We believe that data consumers shouldn’t have to write this kind of project. Data producers should not issue their data as it stands, but have their own Open-Moulinette-like routines to run before issuing the data.

Our tips to generate efficient open data

At Ants, we want to help public services to build better open data. Our experiences have shown there are ways to improve open data’s efficiency. The main idea is that data producers should build their datasets so that data consumers can focus their work on pure data analysis.

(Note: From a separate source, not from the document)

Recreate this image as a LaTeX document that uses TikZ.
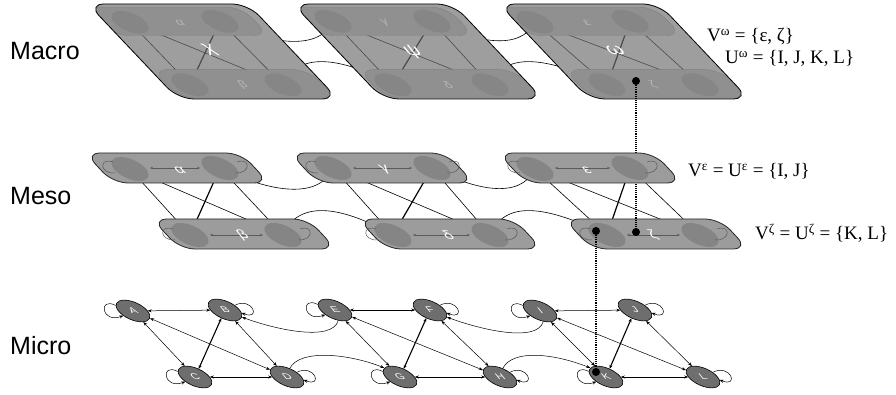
\documentclass[tikz,border=0pt]{standalone}
\usepackage{fontspec}
\setmainfont{Liberation Serif}
\newfontfamily\lsans{Liberation Sans}
\usetikzlibrary{arrows.meta}
\definecolor{micfill}{HTML}{6E6E6E}
\definecolor{pillfill}{HTML}{9C9C9C}
\definecolor{pilldraw}{HTML}{262626}
\definecolor{minifill}{HTML}{858585}
\definecolor{parafill}{HTML}{9E9E9E}
\definecolor{stripfill}{HTML}{909090}
\definecolor{stripedge}{HTML}{808080}
\definecolor{stripmini}{HTML}{868686}
\definecolor{innerline}{HTML}{4A4A4A}
\definecolor{faintlab}{HTML}{B6B6B6}
\definecolor{minline}{HTML}{5A5A5A}

\newcommand\MiniNode[3]{\fill[#3,shift={(#1,#2)},xslant=-0.8,yscale=0.75] (0,0) circle[radius=16];}
\newcommand\Pill[3]{\path[#3] ({#1-92},{#2-15}) -- ({#1+64},{#2-15}) -- ({#1+92},{#2+15}) -- ({#1-64},{#2+15}) -- cycle;}
\newcommand\Para[2]{\path[#2] (#1,4) -- ({#1+160},4) -- ({#1+250},99) -- ({#1+90},99) -- cycle;}
\newcommand\DefMini[1]{%
  \coordinate (#1A) at (130,169); \coordinate (#1B) at (220,168);
  \coordinate (#1C) at (190,235); \coordinate (#1D) at (283,235);
  \coordinate (#1E) at (333,168); \coordinate (#1F) at (432,168);
  \coordinate (#1G) at (393,235); \coordinate (#1H) at (490,235);
  \coordinate (#1I) at (535,169); \coordinate (#1J) at (630,168);
  \coordinate (#1K) at (607,235); \coordinate (#1L) at (700,235);}
\newcommand\MesoStraight[2]{%
  \foreach \pp/\qq in {A/C,A/D,B/D,E/G,E/H,F/H,I/K,I/L,J/L}{\draw[#2] (#1\pp) -- (#1\qq);}%
  \foreach \pp/\qq in {B/C,F/G,J/K}{\draw[#2,line width=1.2pt] (#1\pp) -- (#1\qq);}}
\newcommand\MesoCurves[2]{%
  \draw[#2] (#1B) .. controls (265,190) and (318,202) .. (#1E);
  \draw[#2] (#1D) .. controls (298,200) and (340,205) .. (#1G);
  \draw[#2] (#1F) .. controls (475,190) and (520,200) .. (#1I);
  \draw[#2] (#1H) .. controls (505,200) and (545,205) .. (#1K);}
\newcommand\MesoPillsBottom[1]{\Pill{244}{234}{#1}\Pill{450}{234}{#1}\Pill{656}{234}{#1}}
\newcommand\MesoPillsTop[1]{\Pill{177}{168}{#1}\Pill{382}{168}{#1}\Pill{590}{168}{#1}}
\newcommand\MesoMinis[1]{%
  \MiniNode{130}{169}{#1}\MiniNode{220}{168}{#1}\MiniNode{190}{235}{#1}\MiniNode{283}{235}{#1}%
  \MiniNode{333}{168}{#1}\MiniNode{432}{168}{#1}\MiniNode{393}{235}{#1}\MiniNode{490}{235}{#1}%
  \MiniNode{535}{169}{#1}\MiniNode{630}{168}{#1}\MiniNode{607}{235}{#1}\MiniNode{700}{235}{#1}}
\newcommand\MiniPair[4]{%
  \draw[#4,line width=0.5pt,smalltip-smalltip] ({#1+20},#3) -- ({#2-20},#3);
  \draw[#4,line width=0.5pt] ({#1-17},{#3-6}) .. controls ({#1-31},{#3-11}) and ({#1-31},{#3+6}) .. ({#1-15},{#3+5});
  \draw[#4,line width=0.5pt] ({#2+17},{#3-6}) .. controls ({#2+31},{#3-11}) and ({#2+31},{#3+6}) .. ({#2+15},{#3+5});}
\newcommand\MesoArrows[1]{%
  \MiniPair{130}{220}{168}{#1}\MiniPair{190}{283}{235}{#1}\MiniPair{333}{432}{168}{#1}%
  \MiniPair{393}{490}{235}{#1}\MiniPair{535}{630}{168}{#1}\MiniPair{607}{700}{235}{#1}}
\newcommand\MesoLabels[3]{%
  \node[glab,text=#2,font=\lsans\fontsize{#3}{#3}\selectfont] (#1lal) at (180,170) {α};
  \node[glab,text=#2,font=\lsans\fontsize{#3}{#3}\selectfont] (#1lbe) at (243,235) {β};
  \node[glab,text=#2,font=\lsans\fontsize{#3}{#3}\selectfont] (#1lga) at (385,170) {γ};
  \node[glab,text=#2,font=\lsans\fontsize{#3}{#3}\selectfont] (#1lde) at (448,235) {δ};
  \node[glab,text=#2,font=\lsans\fontsize{#3}{#3}\selectfont] (#1lep) at (587,170) {ε};
  \node[glab,text=#2,font=\lsans\fontsize{#3}{#3}\selectfont] (#1lze) at (653,235) {ζ};}

\begin{document}
\begin{tikzpicture}[x=1pt,y=-1pt,
  mytip/.tip={Stealth[length=4pt,width=3pt]},
  smalltip/.tip={Stealth[length=3pt,width=2.5pt]},
  mnode/.style={circle,draw=black,line width=0.6pt,fill=micfill,minimum size=29pt,inner sep=0pt,
    xslant=-0.8,yscale=0.75,text=white,font=\lsans\fontsize{11}{11}\selectfont},
  biarr/.style={line width=0.5pt,mytip-mytip},
  onearr/.style={line width=0.5pt,-mytip},
  glab/.style={inner sep=0pt,xslant=-0.8,yscale=0.75},
  layerlab/.style={anchor=base west,inner sep=0pt,font=\lsans\fontsize{25}{25}\selectfont},
  setlab/.style={anchor=base west,inner sep=0pt,font=\fontsize{19}{19}\selectfont},
  bigdot/.style={circle,fill=black,minimum size=8pt,inner sep=0pt},
  dotline/.style={densely dotted,line width=1.1pt}]
\useasboundingbox (0,0) rectangle (896,395);

% ---------------- layer names
\node[layerlab] (macro) at (10,60) {Macro};
\node[layerlab] (meso) at (10,205) {Meso};
\node[layerlab] (micro) at (10,354) {Micro};

% ---------------- macro layer
\begin{scope}[shift={(0,-138)},yscale=0.948]
  \DefMini{x}
  \MesoCurves{x}{line width=0.6pt,black}
\end{scope}
\Para{88}{fill=parafill,rounded corners=16pt}
\Para{293}{fill=parafill,rounded corners=16pt}
\Para{499}{fill=parafill,rounded corners=16pt}
\begin{scope}
  \clip[rounded corners=16pt] (88,4) -- (248,4) -- (338,99) -- (178,99) -- cycle
        (293,4) -- (453,4) -- (543,99) -- (383,99) -- cycle
        (499,4) -- (659,4) -- (749,99) -- (589,99) -- cycle;
  \begin{scope}[shift={(0,-138)},yscale=0.948]
    \MesoStraight{x}{line width=0.6pt,innerline}
    \MesoPillsBottom{fill=stripfill,draw=stripedge,line width=0.4pt,rounded corners=15pt}
    \MesoPillsTop{fill=stripfill,draw=stripedge,line width=0.4pt,rounded corners=15pt}
    \MesoMinis{stripmini}
    \MesoLabels{x}{faintlab}{13}
  \end{scope}
  \node[glab,text=white,font=\lsans\fontsize{21}{21}\selectfont] (chi) at (210,50) {χ};
  \node[glab,text=white,font=\lsans\fontsize{21}{21}\selectfont] (psi) at (413,52) {ψ};
  \node[glab,text=white,font=\lsans\fontsize{21}{21}\selectfont] (omega) at (615,50) {ω};
\end{scope}
\Para{88}{draw=black,line width=0.8pt,rounded corners=16pt}
\Para{293}{draw=black,line width=0.8pt,rounded corners=16pt}
\Para{499}{draw=black,line width=0.8pt,rounded corners=16pt}

% ---------------- meso layer
\DefMini{m}
\MesoStraight{m}{line width=0.6pt,black}
\MesoCurves{m}{line width=0.6pt,black}
\MesoPillsBottom{fill=pillfill,draw=pilldraw,line width=0.8pt,rounded corners=15pt}
\coordinate (pOm) at (636,81);
\coordinate (pZe) at (636,232);
\coordinate (pKm) at (596,231);
\coordinate (pKs) at (596,372);
\draw[dotline] (pOm) -- (pZe);
\MesoPillsTop{fill=pillfill,draw=pilldraw,line width=0.8pt,rounded corners=15pt}
\MesoMinis{minifill}
\MesoArrows{minline}
\MesoLabels{m}{white}{16}

% ---------------- micro layer
\node[mnode] (A) at (133,311) {A};
\node[mnode] (B) at (225,310) {B};
\node[mnode] (C) at (195,377) {C};
\node[mnode] (D) at (287,377) {D};
\node[mnode] (E) at (335,310) {E};
\node[mnode] (F) at (430,310) {F};
\node[mnode] (G) at (400,377) {G};
\node[mnode] (H) at (500,377) {H};
\node[mnode] (I) at (540,311) {I};
\node[mnode] (J) at (635,310) {J};
\node[mnode] (K) at (606,377) {K};
\node[mnode] (L) at (703,377) {L};

\foreach \a/\b/\c/\d in {A/B/C/D,E/F/G/H,I/J/K/L}{
  \draw[biarr] (\a) -- (\b);
  \draw[biarr] (\a) -- (\c);
  \draw[biarr] (\a) -- (\d);
  \draw[biarr] (\b) -- (\d);
  \draw[biarr] (\c) -- (\d);
  \draw[biarr,line width=1.1pt] (\b) -- (\c);
}
\foreach \n in {A,C,E,G,I,K}{
  \draw[onearr] (\n.150) .. controls +(-18,-9) and +(-22,8) .. (\n.205);
}
\foreach \n in {B,D,F,H,J,L}{
  \draw[onearr] (\n.25) .. controls +(18,-9) and +(20,8) .. (\n.345);
}
\draw[onearr] (E.250) .. controls +(-6,22) and +(32,12) .. (B.320);
\draw[onearr] (I.250) .. controls +(-6,22) and +(32,12) .. (F.320);
\draw[onearr] (D.50) .. controls +(10,-20) and +(-35,-14) .. (G.125);
\draw[onearr] (H.50) .. controls +(10,-20) and +(-35,-14) .. (K.125);

% ---------------- links between layers
\draw[dotline] (pKm) -- (pKs);
\node[bigdot] (dOm) at (pOm) {};
\node[bigdot] (dZe) at (pZe) {};
\node[bigdot] (dKm) at (pKm) {};
\node[bigdot] (dKs) at (pKs) {};

% ---------------- set labels
\node[setlab] (vo) at (707,42) {V\textsuperscript{ω} = \{ε, ζ\}};
\node[setlab] (uo) at (725,64) {U\textsuperscript{ω} = \{I, J, K, L\}};
\node[setlab] (ve) at (688,177) {V\textsuperscript{ε} = U\textsuperscript{ε} = \{I, J\}};
\node[setlab] (vz) at (755,240) {V\textsuperscript{ζ} = U\textsuperscript{ζ} = \{K, L\}};
\end{tikzpicture}
\end{document}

Here are some tips to data producers that we think could benefit everybody.

Data trustworthiness

  • Keep the different formats coherent
  • Make your data and processes used to generate it transparent
  • Be explicit, document as much as possible

Data optimization

  • Keep the core information to a minimum, without losing information.

Data accessibility

  • Provide easy access to all people
  • Don’t apply restrictions on quantity
  • Provide filters to fit people’s needs
  • Use APIs as much as possible

Data quality

  • Provide complete and verified datasets
  • Update your dataset when discrepancies are found
  • Document the updates and corrections made
  • Listen to users comments about your data

Data universality

  • Use universal standards and units as much as possible

Data structure

  • Publish well-organized datasets understandable by all
  • Make your data structure easy to work with, don’t issue your data as it stands
  • Use JSON, CSV files or provide open source tools to generate such files
  • Don’t assume people will use the same tools as yours

Open data should be trustworthy, accessible, easy to read, and usable as such by all.